Today’s Pic of the Week is a detail from the Thomas Jefferson Murals by Ezra Winter on the walls of the South Reading Room (AKA Science & Business Reading Room). It is the last scene in the mural dedicated to Education and Democracy and features the Capitol dome with a group of people, one of whom may be Benjamin Franklin (and a few others that may look familiar), reading newspapers.
The title of today’s post, “Educate and inform the mass of the people,” is featured in the mural and has been attributed to a letter Thomas Jefferson wrote to James Madison on December 20, 1787. However, when I went to link to the letter, I discovered all was not as it seemed.
I discovered that in the letter while there was a quote that expressed the sentiment (on the very last page of the letter before Jefferson’s signature), the quote, “Educate and inform the mass of the people,” doesnt exist in that letter in exactly that way. This quote actually reads:
Above all things I hope the education of the common people will be attended to; convinced that on their good sense we may rely with the most security for the preservation of a due degree of liberty.

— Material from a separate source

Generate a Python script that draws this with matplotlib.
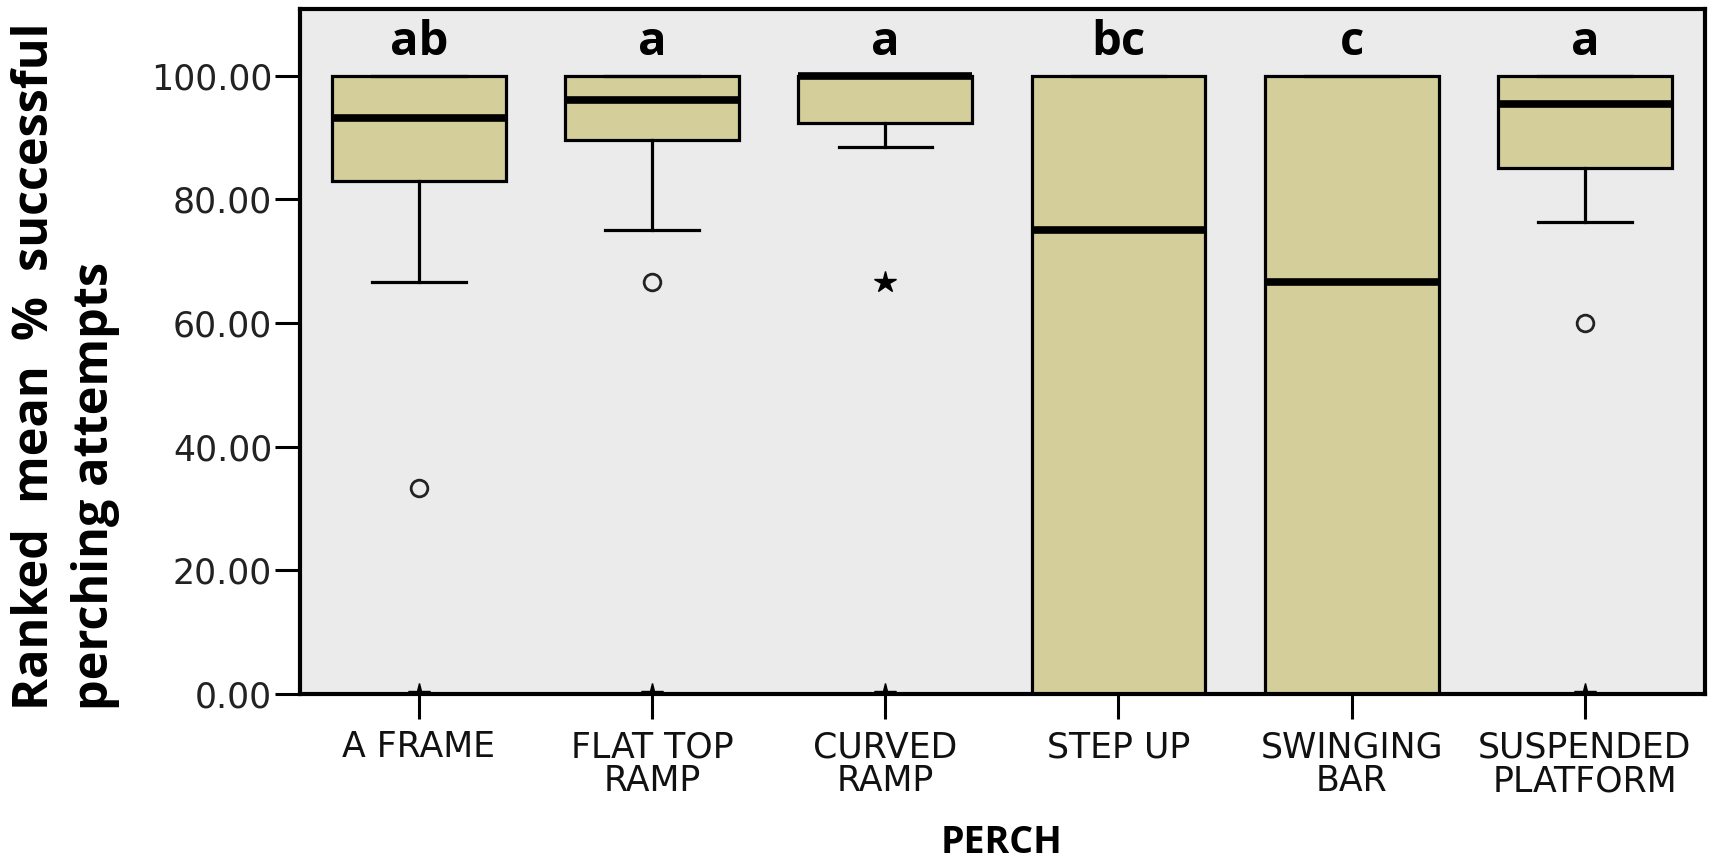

There has been a lot of confusion* about this letter and what it says because, it seems that Jefferson wrote a letter to Uriah Forrest on December 31, 1787 with an enclosure that references the Madison letter but rewords his original quote. And it is in this enclosure (on the second to last page on the last two lines) where I found the following quote:
Educate and inform the whole mass of the people enable them to see that it is their interest to preserve peace and order, and they will preserve it, and it requires no very high degree of education to convince them of this. 
* For more information about the confusion surrounding the letter, see the editors’ notes from The Papers of Thomas Jefferson Digital Edition available http://rotunda.upress.virginia.edu (subscription required).
 The Papers of Thomas Jefferson Digital Edition, ed. Barbara B. Oberg and J. Jefferson Looney. Charlottesville: University of Virginia Press, Rotunda, 2008.